Sentimento di umanità: cioè sentire l’uomo. Esercizio utile in pace e in guerra. Se ne parlava nel post di ieri con riferimento alla caccia al rais libico.
Uccidere Gheddafi è contro il diritto internazionale, è contro la risoluzione del Consiglio di Sicurezza dell’Onu, è contro il sentimento di umanità. Io sono contrario.
Ieri ero a Bonistallo – comune di Poggio a Caiano, provincia di Prato – per un motivo che è detto in un post del 12 gennaio e così sono scampato al terremoto di Roma. Bellissimo l’incontro di Bonistallo, con tanti giovani a ricordare un amico di nome Armando Drago che lì tutti conoscono e che io avevo conosciuto da lontano e per iscritto. Il pomeriggio il parroco don Cristiano e Mauro Banchini – miei ospiti – mi avevano condotto a vedere due pievi romaniche che sono sulle colline che danno verso Vinci. Tutto bello e buono ma nulla eguaglia la fortuna di aver evitato tutti quei calcinacci.

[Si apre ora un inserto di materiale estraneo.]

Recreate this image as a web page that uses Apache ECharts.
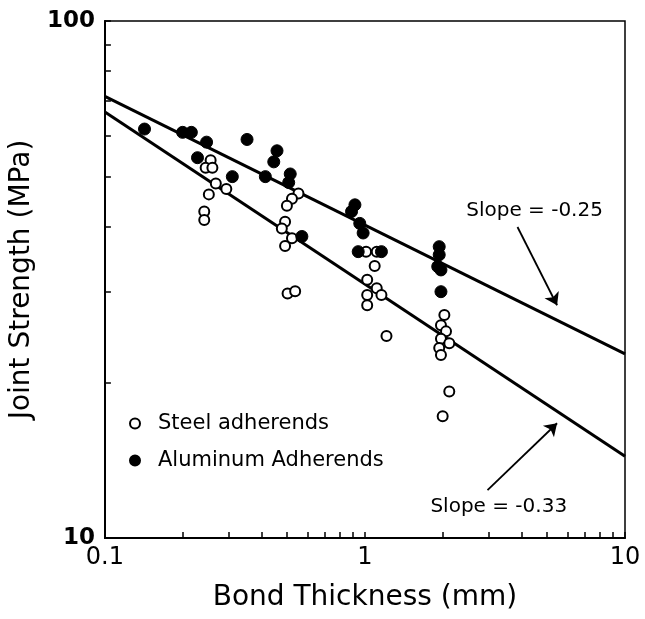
<!DOCTYPE html>
<html>
<head>
<meta charset="utf-8">
<script src="https://cdn.jsdelivr.net/npm/echarts@6/dist/echarts.min.js"></script>
<style>
html,body{margin:0;padding:0;background:#fff;}
#chart{width:645px;height:619px;}
</style>
</head>
<body>
<div id="chart"></div>
<script>
// Data
var steelAdherends = [
  [0.255,53.8],[0.244,52.0],[0.259,52.0],[0.267,48.5],[0.293,47.3],[0.251,46.2],[0.241,42.8],[0.241,41.2],
  [0.555,46.4],[0.524,45.3],[0.501,43.9],[0.493,40.9],[0.479,39.7],[0.524,38.0],[0.493,36.7],[0.504,29.7],[0.539,30.0],
  [1.01,35.8],[1.11,35.8],[1.09,33.6],[1.02,31.6],[1.11,30.4],[1.02,29.5],[1.157,29.5],[1.02,28.2],[1.21,24.6],
  [2.02,27.0],[1.96,25.8],[2.05,25.1],[1.96,24.3],[2.11,23.8],[1.93,23.3],[1.96,22.6],[2.11,19.2],[1.99,17.2]
];
var aluminumAdherends = [
  [0.142,61.8],[0.199,60.9],[0.215,60.9],[0.246,58.3],[0.227,54.4],[0.309,50.0],
  [0.352,59.0],[0.459,56.1],[0.446,53.4],[0.414,50.0],[0.516,50.6],[0.509,48.7],[0.572,38.3],
  [0.915,44.1],[0.888,42.8],[0.955,40.6],[0.984,38.9],[0.942,35.8],[1.157,35.8],
  [1.93,36.6],[1.93,35.3],[1.905,33.5],[1.96,33.0],[1.96,29.95]
];
var upperFitLine = [[0.1,71.5],[10,22.7]];
var lowerFitLine = [[0.1,66.7],[10,14.4]];
var upperArrow = [[3.86,39.95],[5.48,28.2]];
var lowerArrow = [[2.96,12.38],[5.48,16.67]];
var annotations = [
  {text:'Slope = -0.25', pos:[4.49,42.9]},
  {text:'Slope = -0.33', pos:[3.27,11.48]}
];
var xTickLabels = [0.1,1,10];
var yTickLabels = [10,100];
var xTicks = [0.1,0.2,0.3,0.4,0.5,0.6,0.7,0.8,0.9,1,2,3,4,5,6,7,8,9,10];
var yTicks = [10,20,30,40,50,60,70,80,90,100];
var seriesNames = ['Steel adherends','Aluminum Adherends'];

var FONT = 'DejaVu Sans';
var chart = echarts.init(document.getElementById('chart'));
chart.setOption({
  backgroundColor:'#ffffff',
  animation:false,
  grid:{left:102,right:20,top:21,bottom:81,show:true,borderColor:'#000',borderWidth:1.5,backgroundColor:'transparent'},
  legend:{
    data:seriesNames,orient:'vertical',left:124,top:408,itemWidth:36,itemHeight:10,itemGap:16,
    textStyle:{fontFamily:FONT,fontSize:21,color:'#000'}
  },
  xAxis:{
    type:'log',logBase:10,min:0.1,max:10,
    name:'Bond Thickness (mm)',nameLocation:'middle',nameGap:46,
    nameTextStyle:{fontFamily:FONT,fontSize:28,color:'#000'},
    axisLine:{show:true,lineStyle:{color:'#000',width:2}},
    axisTick:{show:true,inside:true,length:6,lineStyle:{color:'#000',width:1.5},customValues:xTicks},
    axisLabel:{fontFamily:FONT,fontSize:24,color:'#000',margin:8,customValues:xTickLabels,
      formatter:function(v){return String(v);}},
    splitLine:{show:false},minorTick:{show:false}
  },
  yAxis:{
    type:'log',logBase:10,min:10,max:100,
    name:'Joint Strength (MPa)',nameLocation:'middle',nameGap:53,
    nameTextStyle:{fontFamily:FONT,fontSize:28,color:'#000'},
    axisLine:{show:true,lineStyle:{color:'#000',width:2}},
    axisTick:{show:true,inside:true,length:6,lineStyle:{color:'#000',width:1.5},customValues:yTicks},
    axisLabel:{fontFamily:FONT,fontSize:23,fontWeight:'bold',color:'#000',margin:10,customValues:yTickLabels,
      formatter:function(v){return String(v);}},
    splitLine:{show:false},minorTick:{show:false}
  },
  series:[
    {type:'line',data:upperFitLine,symbol:'none',lineStyle:{color:'#000',width:3},z:1,silent:true},
    {type:'line',data:lowerFitLine,symbol:'none',lineStyle:{color:'#000',width:3},z:1,silent:true},
    {name:seriesNames[0],type:'scatter',data:steelAdherends,symbol:'circle',symbolSize:10,
      itemStyle:{color:'#fff',borderColor:'#000',borderWidth:2,opacity:1},z:3},
    {name:seriesNames[1],type:'scatter',data:aluminumAdherends,symbol:'circle',symbolSize:12,
      itemStyle:{color:'#000',borderColor:'#000',borderWidth:1,opacity:1},z:4},
    {type:'lines',coordinateSystem:'cartesian2d',symbol:['none','arrow'],symbolSize:12,
      lineStyle:{color:'#000',width:1.8,opacity:1},
      data:[{coords:upperArrow},{coords:lowerArrow}],silent:true,z:5},
    {type:'scatter',symbolSize:0,silent:true,z:6,itemStyle:{opacity:1},
      data:annotations.map(function(a){return {value:a.pos,name:a.text};}),
      label:{show:true,position:[0,0],align:'center',verticalAlign:'middle',formatter:function(p){return p.name;},
        fontFamily:FONT,fontSize:20,color:'#000',opacity:1}}
  ]
});
</script>
</body>
</html>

Muore un’amica a Venezia e per la prima volta partecipo a una sepoltura nel cimitero che è sull’isola di San Michele. “San Michele in Isola” è il titolo della chiesa che fu già dei Camaldolesi e poi dei Cappuccini. Quattro figli maschi tra i venti e i trent’anni portano a spalla la mamma che tutti in vita li aveva portati sulle spalle. Dietro le quattro fidanzate. Le amiche di famiglia commentano che “almeno” quella mamma ha avuto la “consolazione” di lasciarli “che avevano tutti una compagnia”.
«Ricordo una scena che ebbi la possibilità di osservare durante un viaggio, in una nunziatura. Il Papa si aiutava già con un bastone. Lo teneva in mano. C’era uno specchio. Si ferma davanti allo specchio mentre noi l’osserviamo incuriositi e con il bastone minaccia se stesso nella sua immagine riflessa: vedi di camminare dritto»: il racconto (riportato da Avvenire del 28 aprile) è di Piero Marini, per 18 anni cerimoniere di Giovanni Paolo e di Benedetto. Mi è piaciuto e gli ho dedicato un bicchiere di Vino Nuovo.